Onobrakpeya, a printmaker, painter and sculptor, is one of the most successful artist sto emerge from West Africa in the 20th Century and a commanding influence on artists in Africa and around the world in the post-colonial period.
His works have exhibited at the Tate Modern Museum in London, National Museum of African Art in Washington, D.C., Malmo Konsthall in Sweden, the National Gallery of Modern Art in Lagos, and many other international venues.
Onobrakpeya’s work is complemented in the gallery with pieces of folk art from Nigeria, Kenya, Uganda, Benin, and across East and West Africa.
“In addition to the beauty and impact of the art on display, this exhibit provides a unique educational opportunity for our students to experience the skill and craftsmanship of African artists. Bruce Onobrakpeya is world-renowned artist whose work has had enormous impact on African and international aesthetics for more than seven decades. To be able to see his original artwork in Grove City, Pa., is a blessing,” Hilary (Lewis) Walczak ’09, director of College Archives and Galleries, said.
The 93-year-old artist’s career covers a gamut of mediums and periods. It often features Christian imagery and stylistic elements derived from traditional African sculpture and decorative art. The show features several notable pieces by Onobrakpeya, including “Fourteen Stations of the Cross,” a depiction of the Passion of the Christ he created at the request of Catholic priests.

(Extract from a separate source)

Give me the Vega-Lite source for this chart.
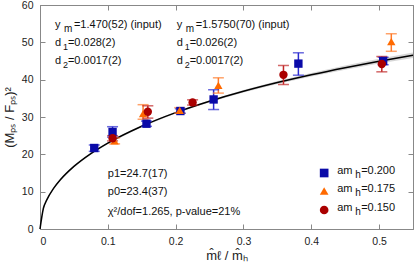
{
  "$schema": "https://vega.github.io/schema/vega-lite/v6.json",
  "autosize": {"type": "none"},
  "width": 373,
  "height": 224,
  "padding": {"left": 40, "top": 5, "right": 2, "bottom": 38},
  "background": "white",
  "config": {
    "font": "Liberation Sans",
    "view": {"stroke": "#888", "strokeWidth": 1},
    "axis": {"grid": false, "domainColor": "#888", "tickColor": "#888", "tickSize": -5, "labelFontSize": 10.5, "labelColor": "#222", "titleColor": "#222", "titleFontWeight": "normal", "titleFontSize": 13}
  },
  "datasets": {
    "pts": [
      {"s": "0.200", "x": 0.080, "y": 21.7, "lo": 20.8, "hi": 22.5},
      {"s": "0.200", "x": 0.107, "y": 26.0, "lo": 24.6, "hi": 27.4},
      {"s": "0.200", "x": 0.157, "y": 28.2, "lo": 27.5, "hi": 28.9},
      {"s": "0.200", "x": 0.207, "y": 31.6, "lo": 31.0, "hi": 32.2},
      {"s": "0.200", "x": 0.256, "y": 34.7, "lo": 32.0, "hi": 37.3},
      {"s": "0.200", "x": 0.381, "y": 44.3, "lo": 41.2, "hi": 47.2},
      {"s": "0.200", "x": 0.506, "y": 45.0, "lo": 44.0, "hi": 46.0},
      {"s": "0.175", "x": 0.110, "y": 23.6, "lo": 22.8, "hi": 24.4},
      {"s": "0.175", "x": 0.152, "y": 30.9, "lo": 29.4, "hi": 33.3},
      {"s": "0.175", "x": 0.206, "y": 31.8, "lo": 31.1, "hi": 32.5},
      {"s": "0.175", "x": 0.263, "y": 38.5, "lo": 36.4, "hi": 40.5},
      {"s": "0.175", "x": 0.518, "y": 50.2, "lo": 47.6, "hi": 52.3},
      {"s": "0.150", "x": 0.107, "y": 24.3, "lo": 23.6, "hi": 25.0},
      {"s": "0.150", "x": 0.159, "y": 31.4, "lo": 29.7, "hi": 33.0},
      {"s": "0.150", "x": 0.225, "y": 33.9, "lo": 33.2, "hi": 34.6},
      {"s": "0.150", "x": 0.359, "y": 41.3, "lo": 38.7, "hi": 43.8},
      {"s": "0.150", "x": 0.504, "y": 44.2, "lo": 42.1, "hi": 46.2}
    ],
    "curve": [
      {"x": 0.0, "y": 0.0, "lo": 0.0, "hi": 0.0},
      {"x": 0.005, "y": 5.55, "lo": 5.45, "hi": 5.65},
      {"x": 0.01, "y": 7.79, "lo": 7.65, "hi": 7.93},
      {"x": 0.02, "y": 10.87, "lo": 10.7, "hi": 11.05},
      {"x": 0.03, "y": 13.18, "lo": 13.0, "hi": 13.36},
      {"x": 0.05, "y": 16.76, "lo": 16.55, "hi": 16.97},
      {"x": 0.075, "y": 20.2, "lo": 19.98, "hi": 20.42},
      {"x": 0.1, "y": 23.01, "lo": 22.78, "hi": 23.24},
      {"x": 0.15, "y": 27.53, "lo": 27.3, "hi": 27.76},
      {"x": 0.2, "y": 31.17, "lo": 30.93, "hi": 31.41},
      {"x": 0.25, "y": 34.22, "lo": 33.95, "hi": 34.49},
      {"x": 0.3, "y": 36.88, "lo": 36.55, "hi": 37.21},
      {"x": 0.35, "y": 39.22, "lo": 38.82, "hi": 39.62},
      {"x": 0.4, "y": 41.32, "lo": 40.85, "hi": 41.79},
      {"x": 0.45, "y": 43.22, "lo": 42.66, "hi": 43.78},
      {"x": 0.5, "y": 44.96, "lo": 44.32, "hi": 45.6},
      {"x": 0.55, "y": 46.55, "lo": 45.8, "hi": 47.3}
    ],
    "ynotes": [
      {"tx": 0.022, "ty": 53.9, "a": "y", "sub": "m", "rest": "=1.470(52) (input)"},
      {"tx": 0.2015, "ty": 53.9, "a": "y", "sub": "m", "rest": "=1.5750(70) (input)"}
    ],
    "dnotes": [
      {"tx": 0.022, "ty": 49.1, "a": "d", "sub": "1", "rest": "=0.028(2)"},
      {"tx": 0.022, "ty": 44.3, "a": "d", "sub": "2", "rest": "=0.0017(2)"},
      {"tx": 0.2015, "ty": 49.1, "a": "d", "sub": "1", "rest": "=0.026(2)"},
      {"tx": 0.2015, "ty": 44.3, "a": "d", "sub": "2", "rest": "=0.0017(2)"}
    ],
    "pnotes": [
      {"tx": 0.1, "ty": 13.9, "t": "p1=24.7(17)"},
      {"tx": 0.1, "ty": 9.0, "t": "p0=23.4(37)"},
      {"tx": 0.1, "ty": 3.8, "t": "χ²/dof=1.265, p-value=21%"}
    ],
    "leg": [
      {"s": "0.200", "lx": 0.419, "ly": 15.0, "a": "am", "sub": "h", "rest": "=0.200"},
      {"s": "0.175", "lx": 0.419, "ly": 10.2, "a": "am", "sub": "h", "rest": "=0.175"},
      {"s": "0.150", "lx": 0.419, "ly": 5.1, "a": "am", "sub": "h", "rest": "=0.150"}
    ]
  },
  "resolve": {"axis": {"x": "independent", "y": "independent"}, "scale": {"color": "independent"}},
  "layer": [
    {
      "data": {"name": "curve"},
      "mark": {"type": "area", "color": "#bbbbbb", "opacity": 0.6},
      "encoding": {
        "x": {"field": "x", "type": "quantitative", "scale": {"domain": [0, 0.55], "nice": false}, "axis": {"orient": "top", "labels": false, "title": null, "values": [0.1, 0.2, 0.3, 0.4, 0.5]}},
        "y": {"field": "lo", "type": "quantitative", "scale": {"domain": [0, 60], "nice": false}, "axis": {"orient": "right", "labels": false, "title": null, "values": [10, 20, 30, 40, 50]}},
        "y2": {"field": "hi"}
      }
    },
    {
      "data": {"name": "curve"},
      "mark": {"type": "line", "color": "black", "strokeWidth": 1.5, "interpolate": "monotone"},
      "encoding": {
        "x": {"field": "x", "type": "quantitative", "axis": {"orient": "bottom", "values": [0, 0.1, 0.2, 0.3, 0.4, 0.5], "format": "~g", "labelPadding": 12, "title": "m̂ℓ / m̂ₕ", "titlePadding": 3}},
        "y": {"field": "y", "type": "quantitative", "axis": {"orient": "left", "values": [0, 10, 20, 30, 40, 50, 60], "labelPadding": 12, "title": "(Mₚₛ / Fₚₛ)²", "titlePadding": 5}}
      }
    },
    {
      "data": {"name": "pts"},
      "mark": {"type": "rule", "strokeWidth": 1.5},
      "encoding": {
        "x": {"field": "x", "type": "quantitative", "axis": null},
        "y": {"field": "lo", "type": "quantitative", "axis": null},
        "y2": {"field": "hi"},
        "color": {"field": "s", "type": "nominal", "scale": {"domain": ["0.200", "0.175", "0.150"], "range": ["#2b2bd0", "#ff7a2a", "#c02828"]}, "legend": null}
      }
    },
    {
      "data": {"name": "pts"},
      "mark": {"type": "tick", "orient": "horizontal", "size": 11, "thickness": 1.5},
      "encoding": {
        "x": {"field": "x", "type": "quantitative", "axis": null},
        "y": {"field": "lo", "type": "quantitative", "axis": null},
        "color": {"field": "s", "type": "nominal", "scale": {"domain": ["0.200", "0.175", "0.150"], "range": ["#2b2bd0", "#ff7a2a", "#c02828"]}, "legend": null}
      }
    },
    {
      "data": {"name": "pts"},
      "mark": {"type": "tick", "orient": "horizontal", "size": 11, "thickness": 1.5},
      "encoding": {
        "x": {"field": "x", "type": "quantitative", "axis": null},
        "y": {"field": "hi", "type": "quantitative", "axis": null},
        "color": {"field": "s", "type": "nominal", "scale": {"domain": ["0.200", "0.175", "0.150"], "range": ["#2b2bd0", "#ff7a2a", "#c02828"]}, "legend": null}
      }
    },
    {
      "data": {"name": "pts"},
      "mark": {"type": "point", "filled": true, "opacity": 1, "size": 70},
      "encoding": {
        "x": {"field": "x", "type": "quantitative", "axis": null},
        "y": {"field": "y", "type": "quantitative", "axis": null},
        "shape": {"field": "s", "type": "nominal", "scale": {"domain": ["0.200", "0.175", "0.150"], "range": ["square", "triangle-up", "circle"]}, "legend": null},
        "color": {"field": "s", "type": "nominal", "scale": {"domain": ["0.200", "0.175", "0.150"], "range": ["#0a0aa8", "#ff6a00", "#aa0000"]}, "legend": null}
      }
    },
    {
      "data": {"name": "leg"},
      "mark": {"type": "point", "filled": true, "opacity": 1, "size": 75},
      "encoding": {
        "x": {"field": "lx", "type": "quantitative", "axis": null},
        "y": {"field": "ly", "type": "quantitative", "axis": null},
        "shape": {"field": "s", "type": "nominal", "scale": {"domain": ["0.200", "0.175", "0.150"], "range": ["square", "triangle-up", "circle"]}, "legend": null},
        "color": {"field": "s", "type": "nominal", "scale": {"domain": ["0.200", "0.175", "0.150"], "range": ["#0a0aa8", "#ff6a00", "#aa0000"]}, "legend": null}
      }
    },
    {
      "data": {"name": "leg"},
      "mark": {"type": "text", "align": "left", "baseline": "alphabetic", "fontSize": 11, "color": "#111", "dx": 13, "dy": 1},
      "encoding": {
        "x": {"field": "lx", "type": "quantitative", "axis": null},
        "y": {"field": "ly", "type": "quantitative", "axis": null},
        "text": {"field": "a"}
      }
    },
    {
      "data": {"name": "leg"},
      "mark": {"type": "text", "align": "left", "baseline": "alphabetic", "fontSize": 10, "color": "#111", "dx": 31, "dy": 5},
      "encoding": {
        "x": {"field": "lx", "type": "quantitative", "axis": null},
        "y": {"field": "ly", "type": "quantitative", "axis": null},
        "text": {"field": "sub"}
      }
    },
    {
      "data": {"name": "leg"},
      "mark": {"type": "text", "align": "left", "baseline": "alphabetic", "fontSize": 11, "color": "#111", "dx": 37, "dy": 1},
      "encoding": {
        "x": {"field": "lx", "type": "quantitative", "axis": null},
        "y": {"field": "ly", "type": "quantitative", "axis": null},
        "text": {"field": "rest"}
      }
    },
    {
      "data": {"name": "ynotes"},
      "mark": {"type": "text", "align": "left", "baseline": "alphabetic", "fontSize": 11, "color": "#111"},
      "encoding": {
        "x": {"field": "tx", "type": "quantitative", "axis": null},
        "y": {"field": "ty", "type": "quantitative", "axis": null},
        "text": {"field": "a"}
      }
    },
    {
      "data": {"name": "ynotes"},
      "mark": {"type": "text", "align": "left", "baseline": "alphabetic", "fontSize": 10, "color": "#111", "dx": 9, "dy": 4},
      "encoding": {
        "x": {"field": "tx", "type": "quantitative", "axis": null},
        "y": {"field": "ty", "type": "quantitative", "axis": null},
        "text": {"field": "sub"}
      }
    },
    {
      "data": {"name": "ynotes"},
      "mark": {"type": "text", "align": "left", "baseline": "alphabetic", "fontSize": 11, "color": "#111", "dx": 19},
      "encoding": {
        "x": {"field": "tx", "type": "quantitative", "axis": null},
        "y": {"field": "ty", "type": "quantitative", "axis": null},
        "text": {"field": "rest"}
      }
    },
    {
      "data": {"name": "dnotes"},
      "mark": {"type": "text", "align": "left", "baseline": "alphabetic", "fontSize": 11, "color": "#111"},
      "encoding": {
        "x": {"field": "tx", "type": "quantitative", "axis": null},
        "y": {"field": "ty", "type": "quantitative", "axis": null},
        "text": {"field": "a"}
      }
    },
    {
      "data": {"name": "dnotes"},
      "mark": {"type": "text", "align": "left", "baseline": "alphabetic", "fontSize": 9, "color": "#111", "dx": 8, "dy": 4},
      "encoding": {
        "x": {"field": "tx", "type": "quantitative", "axis": null},
        "y": {"field": "ty", "type": "quantitative", "axis": null},
        "text": {"field": "sub"}
      }
    },
    {
      "data": {"name": "dnotes"},
      "mark": {"type": "text", "align": "left", "baseline": "alphabetic", "fontSize": 11, "color": "#111", "dx": 13},
      "encoding": {
        "x": {"field": "tx", "type": "quantitative", "axis": null},
        "y": {"field": "ty", "type": "quantitative", "axis": null},
        "text": {"field": "rest"}
      }
    },
    {
      "data": {"name": "pnotes"},
      "mark": {"type": "text", "align": "left", "baseline": "alphabetic", "fontSize": 11, "color": "#111"},
      "encoding": {
        "x": {"field": "tx", "type": "quantitative", "axis": null},
        "y": {"field": "ty", "type": "quantitative", "axis": null},
        "text": {"field": "t"}
      }
    }
  ]
}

In the late 1950s, Onobrakpeya was a founding member of the famed Zaria Art Society – an art collective that developed a synthesis of traditional Nigerian forms with European techniques – and created the Bruce Onobrakpeya Foundation in 1990, an artist-led non-governmental organization that encourages art and culture by providing artists with opportunities to develop and increasing public awareness of African art and its benefits to society.
The entire exhibit comes to the College courtesy of alumna Jenifer (McMurdy) Mostard ’06 and her husband Brian, whose parents, the late Joop and Joyce Mostard, amassed the artwork over decades living and raising a family in Africa.
Much of the folk art – masks, sculptures, wooden wall hangings, shields, tapestries – came to the Mostards through the course of Joop’s work. Joyce was a close friend of Onobrakpeya. Some of the pieces were gifted to her, while others she purchased to support his career.